◆ **Your objective**
From the first line of the data below through the line holding "ky = (BOTTOM - TOP) / (Y1 - Y0)", output each line exactly and leave the pictures out.

====================

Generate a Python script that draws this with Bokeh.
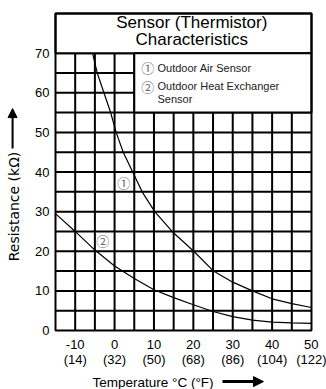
from bokeh.plotting import figure
from bokeh.models import Range1d, FixedTicker, Label, Arrow, NormalHead
from bokeh.embed import file_html
from bokeh.resources import INLINE

# ---- data ----
temp_c_ticks = [-10, 0, 10, 20, 30, 40, 50]
temp_f_labels = ["(14)", "(32)", "(50)", "(68)", "(86)", "(104)", "(122)"]
res_ticks = [0, 10, 20, 30, 40, 50, 60, 70]
grid_x = [-10, -5, 0, 5, 10, 15, 20, 25, 30, 35, 40, 45]
grid_y = [5, 10, 15, 20, 25, 30, 35, 40, 45, 50, 55, 60, 65, 70]

# (1) Outdoor Air Sensor
air_temp = [-5.6, -4.4, -2.7, -1.0, 0.4, 2.2, 4.6, 7.0, 10.2, 14.6, 20.1, 25, 30, 35, 40, 45, 50]
air_res = [70, 65, 60, 55, 50, 45, 40, 35, 30, 25, 20, 15.1, 12.2, 10.0, 8.0, 6.8, 5.8]

# (2) Outdoor Heat Exchanger Sensor
hx_temp = [-15, -10, -5, 0, 5, 10, 15, 20, 25, 30, 35, 40, 45, 50]
hx_res = [29.5, 25.0, 20.3, 16.3, 13.1, 10.3, 8.3, 6.5, 4.8, 3.5, 2.6, 2.1, 1.9, 1.8]

title_lines = ["Sensor (Thermistor)", "Characteristics"]
legend_lines = ["Outdoor Air Sensor", "Outdoor Heat Exchanger", "Sensor"]
x_title = "Temperature °C (°F)"
y_title = "Resistance (kΩ)"

# chart box in data units
X0, X1, Y0, Y1 = -15, 50, 0, 80

FONT = "Liberation Sans"
W, H = 326, 389
LEFT, RIGHT, TOP, BOTTOM = 55, 311, 13, 330   # box edges in pixels
kx = (RIGHT - LEFT) / (X1 - X0)
ky = (BOTTOM - TOP) / (Y1 - Y0)

p = figure(width=W, height=H, output_backend="svg", toolbar_location=None,
           x_range=Range1d(X0 - LEFT / kx, X1 + (W - RIGHT) / kx),
           y_range=Range1d(Y0 - (H - BOTTOM) / ky, Y1 + TOP / ky),
           min_border=0, background_fill_color="white", border_fill_color="white")
p.outline_line_color = None
p.grid.visible = False

# axes pinned to the chart box
p.xaxis.fixed_location = Y0
p.yaxis.fixed_location = X0
p.xaxis.ticker = FixedTicker(ticks=temp_c_ticks)
p.xaxis.major_label_overrides = {c: f"{c}\n{f}" for c, f in zip(temp_c_ticks, temp_f_labels)}
p.yaxis.ticker = FixedTicker(ticks=res_ticks)
for ax in (p.xaxis, p.yaxis):
    ax.axis_line_color = None
    ax.major_tick_line_color = None
    ax.minor_tick_line_color = None
    ax.major_tick_out = 0
    ax.major_tick_in = 0
    ax.major_label_text_font = FONT
    ax.major_label_text_font_size = "13px"
    ax.major_label_text_color = "black"
p.xaxis.major_label_text_line_height = 1.05
p.xaxis.major_label_standoff = 6
p.yaxis.major_label_standoff = 6

# grid every 5 units
p.segment(x0=grid_x, y0=[Y0] * len(grid_x), x1=grid_x, y1=[70] * len(grid_x),
          line_color="black", line_width=2)
p.segment(x0=[X0] * len(grid_y), y0=grid_y, x1=[X1] * len(grid_y), y1=grid_y,
          line_color="black", line_width=2)

# title box and legend box (white panels over the grid), chart outline
p.quad(left=[X0], right=[X1], bottom=[70], top=[Y1], fill_color="white",
       line_color="black", line_width=2)
p.quad(left=[5], right=[X1], bottom=[55], top=[70], fill_color="white",
       line_color="black", line_width=2)
p.quad(left=[X0], right=[X1], bottom=[Y0], top=[Y1], fill_color=None,
       line_color="black", line_width=2)

# curves
p.line(air_temp, air_res, line_color="black", line_width=1.2)
p.line(hx_temp, hx_res, line_color="black", line_width=1.2)

# title text
p.add_layout(Label(x=19.6, y=77.7, text=title_lines[0], text_font=FONT, text_font_size="17px",
                   text_align="center", text_baseline="middle", text_color="black"))
p.add_layout(Label(x=19.6, y=73.4, text=title_lines[1], text_font=FONT, text_font_size="17px",
                   text_align="center", text_baseline="middle", text_color="black"))

# legend texts
CJK = "Noto Sans CJK JP"
p.add_layout(Label(x=8.4, y=66.3, text="①", text_font=CJK, text_font_size="13px",
                   text_align="center", text_baseline="middle", text_color="#666666"))
p.add_layout(Label(x=8.4, y=61.7, text="②", text_font=CJK, text_font_size="13px",
                   text_align="center", text_baseline="middle", text_color="#666666"))
p.add_layout(Label(x=10.9, y=66.3, text=legend_lines[0], text_font=FONT, text_font_size="11px",
                   text_align="left", text_baseline="middle", text_color="#222222"))
p.add_layout(Label(x=10.9, y=61.7, text=legend_lines[1], text_font=FONT, text_font_size="11px",
                   text_align="left", text_baseline="middle", text_color="#222222"))
p.add_layout(Label(x=10.9, y=58.3, text=legend_lines[2], text_font=FONT, text_font_size="11px",
                   text_align="left", text_baseline="middle", text_color="#222222"))

# curve markers
p.add_layout(Label(x=2.3, y=37.3, text="①", text_font=CJK, text_font_size="13px",
                   text_align="center", text_baseline="middle", text_color="#666666"))
p.add_layout(Label(x=-3.0, y=22.7, text="②", text_font=CJK, text_font_size="13px",
                   text_align="center", text_baseline="middle", text_color="#666666"))

# axis titles with arrows
p.add_layout(Label(x=-25.66, y=31.3, text=y_title, text_font="DejaVu Sans", text_font_size="14px",
                   angle=1.5708, text_align="center", text_baseline="middle", text_color="black"))
p.add_layout(Arrow(x_start=-25.9, y_start=45.9, x_end=-25.9, y_end=56.0, line_width=2,
                   line_color="black",
                   end=NormalHead(size=9, fill_color="black", line_color="black")))
p.add_layout(Label(x=-5.6, y=-13.1, text=x_title, text_font=FONT, text_font_size="13.5px",
                   text_align="left", text_baseline="middle", text_color="black"))
p.add_layout(Arrow(x_start=27.4, y_start=-12.9, x_end=37.8, y_end=-12.9, line_width=3,
                   line_color="black",
                   end=NormalHead(size=10, fill_color="black", line_color="black")))

open("out.html", "w").write(file_html(p, INLINE))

====================

◆ **Solved exercise**
Generate a Python script that draws this with Bokeh.
from bokeh.plotting import figure
from bokeh.models import Range1d, FixedTicker, Label, Arrow, NormalHead
from bokeh.embed import file_html
from bokeh.resources import INLINE

# ---- data ----
temp_c_ticks = [-10, 0, 10, 20, 30, 40, 50]
temp_f_labels = ["(14)", "(32)", "(50)", "(68)", "(86)", "(104)", "(122)"]
res_ticks = [0, 10, 20, 30, 40, 50, 60, 70]
grid_x = [-10, -5, 0, 5, 10, 15, 20, 25, 30, 35, 40, 45]
grid_y = [5, 10, 15, 20, 25, 30, 35, 40, 45, 50, 55, 60, 65, 70]

# (1) Outdoor Air Sensor
air_temp = [-5.6, -4.4, -2.7, -1.0, 0.4, 2.2, 4.6, 7.0, 10.2, 14.6, 20.1, 25, 30, 35, 40, 45, 50]
air_res = [70, 65, 60, 55, 50, 45, 40, 35, 30, 25, 20, 15.1, 12.2, 10.0, 8.0, 6.8, 5.8]

# (2) Outdoor Heat Exchanger Sensor
hx_temp = [-15, -10, -5, 0, 5, 10, 15, 20, 25, 30, 35, 40, 45, 50]
hx_res = [29.5, 25.0, 20.3, 16.3, 13.1, 10.3, 8.3, 6.5, 4.8, 3.5, 2.6, 2.1, 1.9, 1.8]

title_lines = ["Sensor (Thermistor)", "Characteristics"]
legend_lines = ["Outdoor Air Sensor", "Outdoor Heat Exchanger", "Sensor"]
x_title = "Temperature °C (°F)"
y_title = "Resistance (kΩ)"

# chart box in data units
X0, X1, Y0, Y1 = -15, 50, 0, 80

FONT = "Liberation Sans"
W, H = 326, 389
LEFT, RIGHT, TOP, BOTTOM = 55, 311, 13, 330   # box edges in pixels
kx = (RIGHT - LEFT) / (X1 - X0)
ky = (BOTTOM - TOP) / (Y1 - Y0)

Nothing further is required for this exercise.